In perhaps this most damning comment, you could easily substitute “American Citizen” for this fellow “Mark.” What Mr. Gruber is, perhaps unwittingly, suggesting is that while we idealistic folks who believe in our government may be entitled to know what is really going on, Mr. Gruber and his elitist friends deem us to stupid to know what we need. Therefore, it is not only their right to deceive, but an obligation to do so in order to save us from our own stupid selves.
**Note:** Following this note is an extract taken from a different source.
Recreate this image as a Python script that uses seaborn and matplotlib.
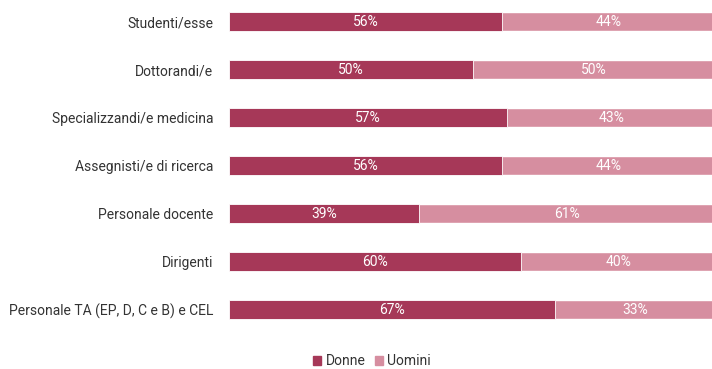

I suspect this misguided concept is the driving force which not only justifies lying to us, but the US Congress and the US Supreme Court, as well.
So yes, this post may seem off topic … but I feel industries receiving support from our government agencies, be it taxpayer funding or regulatory directive, and the agencies which are supposed to oversee these profit based industries, must be fully transparent and accountable to the citizens of this country.
Allegheny Treasures has long held the position that no profit-based business should receive taxpayer subsidies, and that includes the Production Tax Credit for Wind , which will surely be considered by Congress again soon.
We believe that preventing government from doling out taxpayer dollars places the burden of financial support for these private companies right back where it belongs – private investors. And guess what, before you get their money, private investors require full transparency!
UPDATE: Adding insult to injury, it appears Mr. Gruber was paid nearly $400,000.00 as an “architect” of Affordable Care Act. What I find particularly disgusting is that Mr. Gruber gloats about deceiving the very taxpayers who were paying his salary at the time. If this isn’t illegal, it is certainly must be, at the very least, unethical! And he remains a professor at a major university??? Really???